_EXERCISE_:
In your copy, reproduce the entries exactly as they are, minus the images.

_Plotting code records_:

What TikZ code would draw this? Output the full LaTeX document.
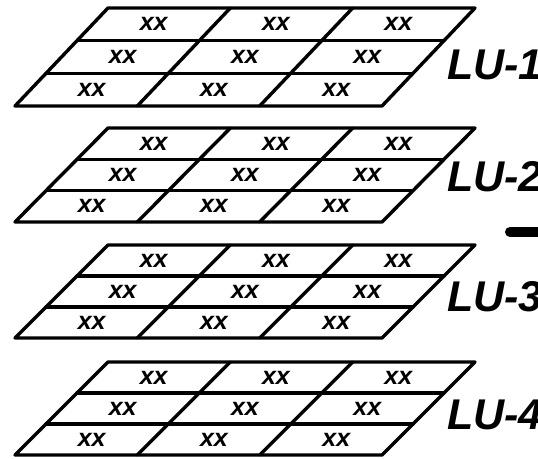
\documentclass[tikz,border=0pt]{standalone}
\usepackage{fontspec}
\newfontfamily\lufont{Liberation Sans}
\tikzset{
  grid line/.style={line width=3.4pt, line cap=round, line join=round},
  cell text/.style={font=\lufont\bfseries\itshape\fontsize{25}{25}\selectfont, inner sep=0pt},
  layer name/.style={font=\lufont\bfseries\itshape\fontsize{43}{43}\selectfont, anchor=west, inner sep=0pt}
}
\begin{document}
\begin{tikzpicture}[x=1pt,y=-1pt]
\useasboundingbox (0,0) rectangle (538,458);

% four stacked layers, each a slanted 3x3 grid
\foreach \l/\yt/\yb/\ly in {1/8/106/65, 2/128/222/177, 3/245/338/297, 4/362/455/415} {
  \pgfmathsetmacro{\h}{\yb-\yt}
  % outline
  \draw[grid line] (15,\yb) -- (382,\yb) -- (475,\yt) -- (108,\yt) -- cycle;
  % row and column separators
  \foreach \k in {1,2} {
    \draw[grid line] (15+31*\k,\yb-\h*\k/3) -- (382+31*\k,\yb-\h*\k/3);
    \draw[grid line] (15+122.33*\k,\yb) -- (108+122.33*\k,\yt);
  }
  % cell labels
  \foreach \r in {0,1,2} \foreach \c in {0,1,2} {
    \node[cell text] (xx-\l-\r\c) at (15+122.33*\c+61.17+31*\r+15.5, \yb-\h*\r/3-\h/6) {xx};
  }
  \node[layer name] (lu\l) at (447,\ly) {LU-\l};
}

% dash at the right border
\draw[line width=10pt, line cap=round] (510,232) -- (560,232);

\end{tikzpicture}
\end{document}
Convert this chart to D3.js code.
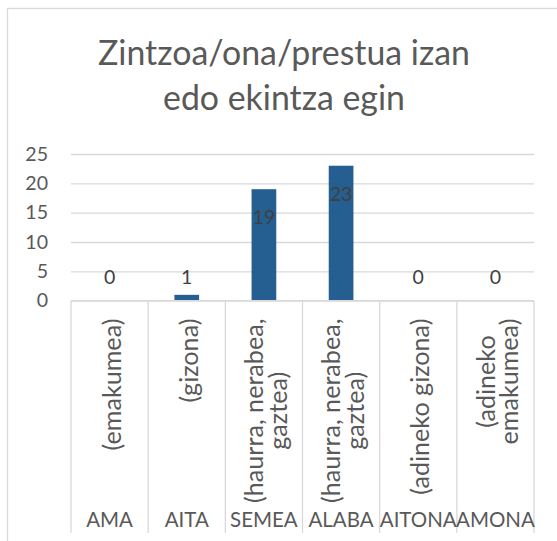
<!DOCTYPE html>
<html>
<head>
<meta charset="utf-8">
<script src="https://cdn.jsdelivr.net/npm/d3@7"></script>
<style>
  html, body { margin: 0; padding: 0; background: #fff; }
  svg { display: block; }
  text { font-family: Lato, "Open Sans", sans-serif; }
</style>
</head>
<body>
<script>
const titleLines = ["Zintzoa/ona/prestua izan", "edo ekintza egin"];
const categories = ["AMA", "AITA", "SEMEA", "ALABA", "AITONA", "AMONA"];
const subLabels = [
  ["(emakumea)"],
  ["(gizona)"],
  ["(haurra, nerabea,", "gaztea)"],
  ["(haurra, nerabea,", "gaztea)"],
  ["(adineko gizona)"],
  ["(adineko", "emakumea)"]
];
const values = [0, 1, 19, 23, 0, 0];
const yTicks = [0, 5, 10, 15, 20, 25];

const W = 557, H = 541;
const svg = d3.select("body").append("svg").attr("width", W).attr("height", H);

// chart border
svg.append("rect").attr("x", 7.5).attr("y", 8.5).attr("width", 600).attr("height", 600)
  .attr("fill", "#fff").attr("stroke", "#d9d9d9").attr("stroke-width", 1.3);

// fit font size helper
function fitSize(str, targetW, weight) {
  const t = svg.append("text").attr("font-size", 100).attr("font-weight", weight || 400).text(str);
  const w = t.node().getComputedTextLength();
  t.remove();
  return 100 * targetW / w;
}

const x = d3.scaleBand().domain(categories).range([71, 534]).padding(0);
const y = d3.scaleLinear().domain([0, 25]).range([300.7, 154]);

// title
const titleSize = fitSize(titleLines[0], 372);
svg.append("g").selectAll("text").data(titleLines).join("text")
  .attr("x", 284).attr("y", (d, i) => 65 + i * 45)
  .attr("text-anchor", "middle").attr("font-size", titleSize).attr("fill", "#595959")
  .text(d => d);

// gridlines + y labels
const tickSize = fitSize("25", 22.7);
const yAxis = svg.append("g").attr("transform", "translate(71,0)")
  .call(d3.axisLeft(y).tickValues(yTicks).tickSize(-(534 - 71)).tickPadding(23).tickFormat(d3.format("d")));
yAxis.select(".domain").remove();
yAxis.selectAll(".tick line").attr("stroke", "#d9d9d9").attr("stroke-width", 1.3);
yAxis.selectAll(".tick text").attr("font-size", tickSize).attr("fill", "#595959")
  .attr("font-family", "Lato, 'Open Sans', sans-serif");

// bars
const barW = x.bandwidth() * 0.32;
svg.append("g").selectAll("rect").data(values).join("rect")
  .attr("x", (d, i) => x(categories[i]) + (x.bandwidth() - barW) / 2)
  .attr("y", d => y(d))
  .attr("width", barW)
  .attr("height", d => y(0) - y(d))
  .attr("fill", "#255e91");

// category axis line
svg.append("line").attr("x1", 71).attr("x2", 534).attr("y1", y(0)).attr("y2", y(0))
  .attr("stroke", "#d9d9d9").attr("stroke-width", 1.3);

// separators
const bounds = categories.map(c => x(c)).concat([534]);
svg.append("g").selectAll("line").data(bounds).join("line")
  .attr("x1", d => d).attr("x2", d => d).attr("y1", y(0)).attr("y2", 533)
  .attr("stroke", "#d9d9d9").attr("stroke-width", 1.3);

// data labels
const dlSize = fitSize("25", 22.7);
svg.append("g").selectAll("text").data(values).join("text")
  .attr("x", (d, i) => x(categories[i]) + x.bandwidth() / 2)
  .attr("y", d => (y(0) - y(d) > 40) ? y(d) + 28 : Math.min(y(d), y(1)) - 18)
  .attr("dy", "0.35em")
  .attr("text-anchor", "middle").attr("font-size", dlSize).attr("fill", "#404040")
  .text(d => d);

// rotated sub labels
const subSize = fitSize("(emakumea)", 132);
const lineH = 23.2;
const subG = svg.append("g");
subLabels.forEach((lines, i) => {
  const cx = x(categories[i]) + x.bandwidth() / 2;
  const t = subG.append("text").attr("font-size", subSize).attr("fill", "#595959")
    .attr("text-anchor", "middle");
  lines.forEach((ln, j) => {
    t.append("tspan").attr("x", 0).attr("y", (j - (lines.length - 1) / 2) * lineH).text(ln);
  });
  const maxW = d3.max(t.selectAll("tspan").nodes(), n => n.getComputedTextLength());
  t.attr("transform", `translate(${cx + 11},${318.6 + maxW / 2}) rotate(-90)`);
});

// level-2 labels
const catSize = fitSize("AITONA", 77);
svg.append("g").selectAll("text").data(categories).join("text")
  .attr("x", d => x(d) + x.bandwidth() / 2).attr("y", 526.7)
  .attr("text-anchor", "middle").attr("font-size", catSize).attr("fill", "#595959")
  .text(d => d);
</script>
</body>
</html>
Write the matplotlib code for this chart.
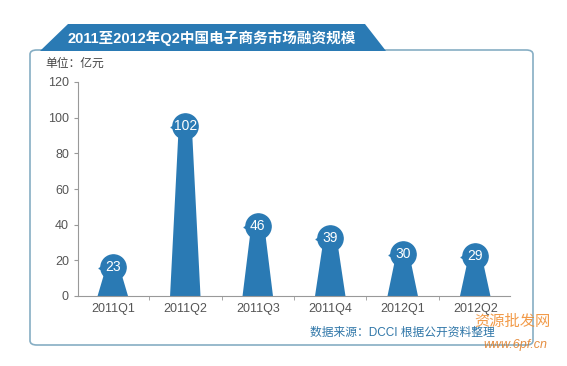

_REPLY_:
What TikZ code would draw this? Output the full LaTeX document.
\documentclass[tikz,border=0pt]{standalone}
\usepackage{fontspec}
\newfontfamily\lufont{Liberation Sans}
\tikzset{
  grid line/.style={line width=3.4pt, line cap=round, line join=round},
  cell text/.style={font=\lufont\bfseries\itshape\fontsize{25}{25}\selectfont, inner sep=0pt},
  layer name/.style={font=\lufont\bfseries\itshape\fontsize{43}{43}\selectfont, anchor=west, inner sep=0pt}
}
\begin{document}
\begin{tikzpicture}[x=1pt,y=-1pt]
\useasboundingbox (0,0) rectangle (538,458);

% four stacked layers, each a slanted 3x3 grid
\foreach \l/\yt/\yb/\ly in {1/8/106/65, 2/128/222/177, 3/245/338/297, 4/362/455/415} {
  \pgfmathsetmacro{\h}{\yb-\yt}
  % outline
  \draw[grid line] (15,\yb) -- (382,\yb) -- (475,\yt) -- (108,\yt) -- cycle;
  % row and column separators
  \foreach \k in {1,2} {
    \draw[grid line] (15+31*\k,\yb-\h*\k/3) -- (382+31*\k,\yb-\h*\k/3);
    \draw[grid line] (15+122.33*\k,\yb) -- (108+122.33*\k,\yt);
  }
  % cell labels
  \foreach \r in {0,1,2} \foreach \c in {0,1,2} {
    \node[cell text] (xx-\l-\r\c) at (15+122.33*\c+61.17+31*\r+15.5, \yb-\h*\r/3-\h/6) {xx};
  }
  \node[layer name] (lu\l) at (447,\ly) {LU-\l};
}

% dash at the right border
\draw[line width=10pt, line cap=round] (510,232) -- (560,232);

\end{tikzpicture}
\end{document}
Convert this chart to D3.js code.
<!DOCTYPE html>
<html>
<head>
<meta charset="utf-8">
<script src="https://cdn.jsdelivr.net/npm/d3@7"></script>
<style>
  html, body { margin: 0; padding: 0; background: #fff; }
  svg { display: block; }
  text { font-family: Lato, "Open Sans", sans-serif; }
</style>
</head>
<body>
<script>
const titleLines = ["Zintzoa/ona/prestua izan", "edo ekintza egin"];
const categories = ["AMA", "AITA", "SEMEA", "ALABA", "AITONA", "AMONA"];
const subLabels = [
  ["(emakumea)"],
  ["(gizona)"],
  ["(haurra, nerabea,", "gaztea)"],
  ["(haurra, nerabea,", "gaztea)"],
  ["(adineko gizona)"],
  ["(adineko", "emakumea)"]
];
const values = [0, 1, 19, 23, 0, 0];
const yTicks = [0, 5, 10, 15, 20, 25];

const W = 557, H = 541;
const svg = d3.select("body").append("svg").attr("width", W).attr("height", H);

// chart border
svg.append("rect").attr("x", 7.5).attr("y", 8.5).attr("width", 600).attr("height", 600)
  .attr("fill", "#fff").attr("stroke", "#d9d9d9").attr("stroke-width", 1.3);

// fit font size helper
function fitSize(str, targetW, weight) {
  const t = svg.append("text").attr("font-size", 100).attr("font-weight", weight || 400).text(str);
  const w = t.node().getComputedTextLength();
  t.remove();
  return 100 * targetW / w;
}

const x = d3.scaleBand().domain(categories).range([71, 534]).padding(0);
const y = d3.scaleLinear().domain([0, 25]).range([300.7, 154]);

// title
const titleSize = fitSize(titleLines[0], 372);
svg.append("g").selectAll("text").data(titleLines).join("text")
  .attr("x", 284).attr("y", (d, i) => 65 + i * 45)
  .attr("text-anchor", "middle").attr("font-size", titleSize).attr("fill", "#595959")
  .text(d => d);

// gridlines + y labels
const tickSize = fitSize("25", 22.7);
const yAxis = svg.append("g").attr("transform", "translate(71,0)")
  .call(d3.axisLeft(y).tickValues(yTicks).tickSize(-(534 - 71)).tickPadding(23).tickFormat(d3.format("d")));
yAxis.select(".domain").remove();
yAxis.selectAll(".tick line").attr("stroke", "#d9d9d9").attr("stroke-width", 1.3);
yAxis.selectAll(".tick text").attr("font-size", tickSize).attr("fill", "#595959")
  .attr("font-family", "Lato, 'Open Sans', sans-serif");

// bars
const barW = x.bandwidth() * 0.32;
svg.append("g").selectAll("rect").data(values).join("rect")
  .attr("x", (d, i) => x(categories[i]) + (x.bandwidth() - barW) / 2)
  .attr("y", d => y(d))
  .attr("width", barW)
  .attr("height", d => y(0) - y(d))
  .attr("fill", "#255e91");

// category axis line
svg.append("line").attr("x1", 71).attr("x2", 534).attr("y1", y(0)).attr("y2", y(0))
  .attr("stroke", "#d9d9d9").attr("stroke-width", 1.3);

// separators
const bounds = categories.map(c => x(c)).concat([534]);
svg.append("g").selectAll("line").data(bounds).join("line")
  .attr("x1", d => d).attr("x2", d => d).attr("y1", y(0)).attr("y2", 533)
  .attr("stroke", "#d9d9d9").attr("stroke-width", 1.3);

// data labels
const dlSize = fitSize("25", 22.7);
svg.append("g").selectAll("text").data(values).join("text")
  .attr("x", (d, i) => x(categories[i]) + x.bandwidth() / 2)
  .attr("y", d => (y(0) - y(d) > 40) ? y(d) + 28 : Math.min(y(d), y(1)) - 18)
  .attr("dy", "0.35em")
  .attr("text-anchor", "middle").attr("font-size", dlSize).attr("fill", "#404040")
  .text(d => d);

// rotated sub labels
const subSize = fitSize("(emakumea)", 132);
const lineH = 23.2;
const subG = svg.append("g");
subLabels.forEach((lines, i) => {
  const cx = x(categories[i]) + x.bandwidth() / 2;
  const t = subG.append("text").attr("font-size", subSize).attr("fill", "#595959")
    .attr("text-anchor", "middle");
  lines.forEach((ln, j) => {
    t.append("tspan").attr("x", 0).attr("y", (j - (lines.length - 1) / 2) * lineH).text(ln);
  });
  const maxW = d3.max(t.selectAll("tspan").nodes(), n => n.getComputedTextLength());
  t.attr("transform", `translate(${cx + 11},${318.6 + maxW / 2}) rotate(-90)`);
});

// level-2 labels
const catSize = fitSize("AITONA", 77);
svg.append("g").selectAll("text").data(categories).join("text")
  .attr("x", d => x(d) + x.bandwidth() / 2).attr("y", 526.7)
  .attr("text-anchor", "middle").attr("font-size", catSize).attr("fill", "#595959")
  .text(d => d);
</script>
</body>
</html>
Write the matplotlib code for this chart.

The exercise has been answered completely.